Lighter foams are coming in. Super-technical gels are being used to make mattresses as comfortable as ones you’d allow in your bedroom, but light enough for RV use.
The whole weight ratio debate is being re-thought, so that smarter use of construction materials is cutting the weight of modular units without compromising on strength or integrity, which means within certain financial limits, as God is your witness, you need never sleep squinky again!
The joy about this revolution in 21st century RV mattress making is that now it’s started, it doesn’t look like it’s due to stop any time soon.
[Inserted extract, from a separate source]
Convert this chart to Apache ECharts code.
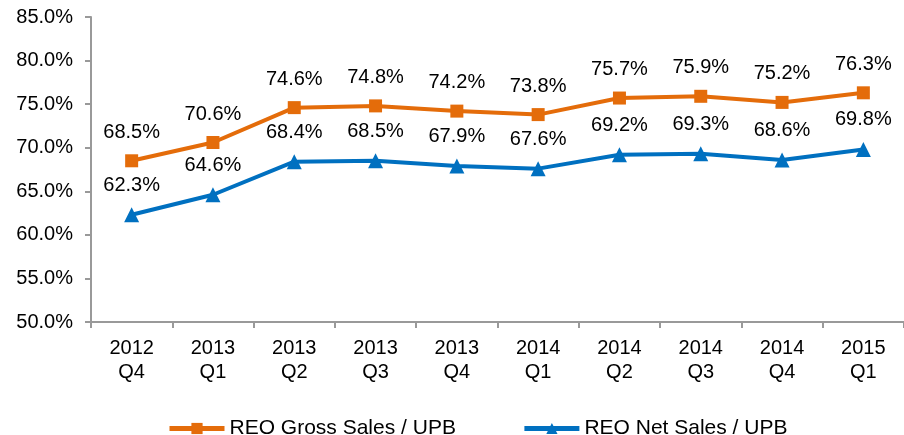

As more and more lighter, longer, wider, thicker mattresses are coming onto the market, in fact becoming more similar to the mattresses you have at home, RV owners are driving the revolution with a continual round of ‘What else ya got?’ thinking.
So, many of the top-end technologies are making their way into RV mattresses – motion isolation, pressure relief, memory foam. You name it, mattress designers are finally making mattresses that balance weight, size, and length with the notion that human beings might actually get a good night’s sleep on them.
RV engines, incidentally, appear not to be the delicate swooning flowers we thought they might be. With lighter foams and gels, they’re carrying their well-rested passengers just fine.
And RV owners are asking for RV-specific technologies now, like temperature regulation on top of motion isolation, to give you relief from your twitchy, restless legs after a day hiking trails, taking selfies with small, confused animals or running away from bears (depending on your level of trail adventuring).
The New Dawn
RV mattresses have traditionally been different from regular mattresses in every possible way designed to increase the sum of human misery – too short, too narrow, and too painfully thin.
There’s always been a logic to why they were that way. But this is the 21st century. Now, finally, RV mattresses are becoming more like regular mattresses, but with the additional technological advances that RV owners have been too sleepless to ever know they needed.